The fee for representatives of investment advisers is $110.00 annually. There is a one-time set up fee and annual maintenance fee for each representative of investment advisers payable to the system vendor.
How will renewal fees be paid?
In November of each year you will receive a renewal notice from the IARD advising how much you must remit for renewal of the investment adviser and representatives of investment advisers. All renewal fees will be paid through the IARD system
The IARD system only allows for Part 1 of the new Form ADV to be filed. Do I still have to file Part II of the Form ADV?
Yes, state licensed investment advisers must submit a copy of Part II of the Form ADV to the Division prior to your license becoming effective. Federal Covered Advisers do not need to submit a copy of Part II to the Division unless requested to do so.
The Form ADV filed through IARD is not the same Form ADV that I have filed with the Nevada Securities Division. What do I need to re-file through the IARD system?
You will need to re-file Part 1 of the amended Form ADV, available through the IARD system. The amended Form ADV still consists of two parts. Part 1 asks for information about the adviser and persons associated with the adviser. Part 2 contains the requirements for a written statement that advisers must provide to prospective clients and annually offer to clients.
Substantial revisions have been made to Part 1 to accommodate electronic filing and to reflect changes in the advisory industry and the laws regulating investment advisers. Part 1A must be completed by all advisers and Part 1B must be completed by state licensed advisers.
Part 2 is currently under review by the SEC. Part II (old form) must still be filed with Nevada Securities Division upon application and must be updated as required.
Do I have to file amendments to Form ADV?
Yes, amendments must be done through IARD. Nevada has adopted the SEC Form ADV and its instructions which require you amend your Form ADV each year by filing an annual updating amendment. In addition, amendments to the Form ADV should be filed promptly for any changes in Part 1A, Items 1, 3, 4, 9, or 11 or Part 1B, items 1,2A through 2F or 2I If information provided in Part II becomes materially inaccurate an amendment must be filed directly with the Nevada Securities Division.

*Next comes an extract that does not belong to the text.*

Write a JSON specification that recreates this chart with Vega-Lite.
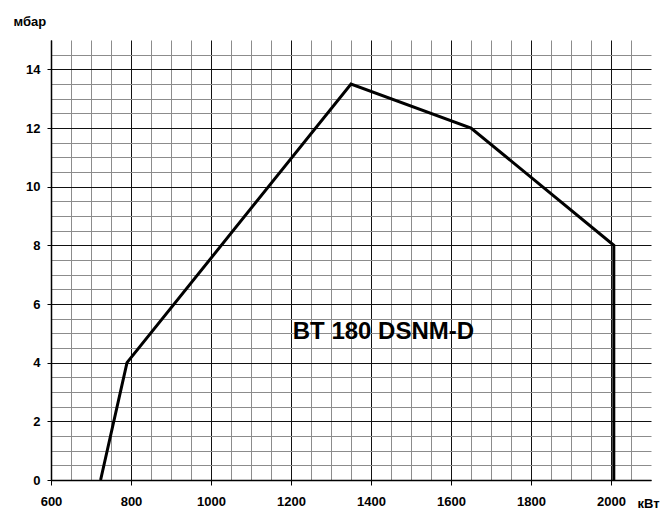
{
  "$schema": "https://vega.github.io/schema/vega-lite/v6.json",
  "autosize": "none",
  "width": 600,
  "height": 440,
  "padding": {"left": 51, "top": 40, "right": 15, "bottom": 30},
  "background": "white",
  "config": {
    "view": {"stroke": null},
    "font": "Liberation Sans",
    "axis": {"labelFont": "Liberation Sans", "labelFontWeight": "bold", "labelFontSize": 13, "labelColor": "black"}
  },
  "resolve": {"axis": {"x": "independent", "y": "independent"}},
  "layer": [
    {
      "data": {"values": [
        {"kw": 724, "mbar": 0},
        {"kw": 790, "mbar": 4},
        {"kw": 1350, "mbar": 13.5},
        {"kw": 1650, "mbar": 12},
        {"kw": 2007, "mbar": 8},
        {"kw": 2007, "mbar": 0}
      ]},
      "mark": {"type": "line", "color": "black", "strokeWidth": 3, "strokeJoin": "miter"},
      "encoding": {
        "x": {
          "field": "kw", "type": "quantitative",
          "scale": {"domain": [600, 2100], "nice": false, "zero": false},
          "axis": {
            "orient": "bottom",
            "title": null,
            "values": [650,700,750,850,900,950,1050,1100,1150,1250,1300,1350,1450,1500,1550,1650,1700,1750,1850,1900,1950,2050],
            "labels": false, "ticks": false, "domain": false,
            "grid": true, "gridColor": "#8c8c8c", "gridWidth": 1
          }
        },
        "y": {
          "field": "mbar", "type": "quantitative",
          "scale": {"domain": [0, 15], "nice": false},
          "axis": {
            "orient": "left",
            "title": null,
            "values": [0.5,1,1.5,2.5,3,3.5,4.5,5,5.5,6.5,7,7.5,8.5,9,9.5,10.5,11,11.5,12.5,13,13.5,14.5],
            "labels": false, "ticks": false, "domain": false,
            "grid": true, "gridColor": "#8c8c8c", "gridWidth": 1
          }
        }
      }
    },
    {
      "data": {"values": [{"kw": 1431, "mbar": 4.82, "label": "BT 180 DSNM-D"}]},
      "mark": {"type": "text", "font": "Liberation Sans", "fontWeight": "bold", "fontSize": 24, "color": "black", "align": "center", "baseline": "alphabetic"},
      "encoding": {
        "x": {
          "field": "kw", "type": "quantitative",
          "scale": {"domain": [600, 2100], "nice": false, "zero": false},
          "axis": {
            "orient": "bottom",
            "title": "кВт",
            "titleFont": "Liberation Sans", "titleFontWeight": "bold", "titleFontSize": 13,
            "titleX": 597, "titleY": 27, "titleAlign": "center", "titleBaseline": "alphabetic", "titleAnchor": null,
            "format": "d",
            "values": [600,800,1000,1200,1400,1600,1800,2000],
            "labelFlush": false, "labelPadding": 10, "labelOverlap": false,
            "domain": true, "domainColor": "black", "domainWidth": 1.5,
            "grid": true, "gridColor": "#111111", "gridWidth": 1,
            "ticks": true, "tickSize": 5, "tickColor": "black"
          }
        },
        "y": {
          "field": "mbar", "type": "quantitative",
          "scale": {"domain": [0, 15], "nice": false},
          "axis": {
            "orient": "left",
            "title": "мбар",
            "titleAngle": 0, "titleFont": "Liberation Sans", "titleFontWeight": "bold", "titleFontSize": 13,
            "titleAlign": "left", "titleBaseline": "alphabetic", "titleX": -38, "titleY": -15,
            "values": [0,2,4,6,8,10,12,14],
            "labelPadding": 7, "labelOverlap": false,
            "domain": true, "domainColor": "black", "domainWidth": 1.5,
            "grid": true, "gridColor": "#111111", "gridWidth": 1,
            "ticks": true, "tickSize": 4, "tickColor": "black"
          }
        },
        "text": {"field": "label"}
      }
    }
  ]
}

How are licensing of representatives of investment advisers going to change?
The IARD can accept U-4s and payment for licensing of representatives of investment advisers. All applications and fees will be required to be electronically submitted to the IARD as of October 1, 2002. Transition filings will only be accepted for representatives of investment advisers if the Division has a record of their current licensing as a representative of an investment adviser. If a representative of an investment adviser had been relying upon an exemption from licensing in Nevada and now wishes to license through IARD the filing must be submitted as a new filing not a transition filing.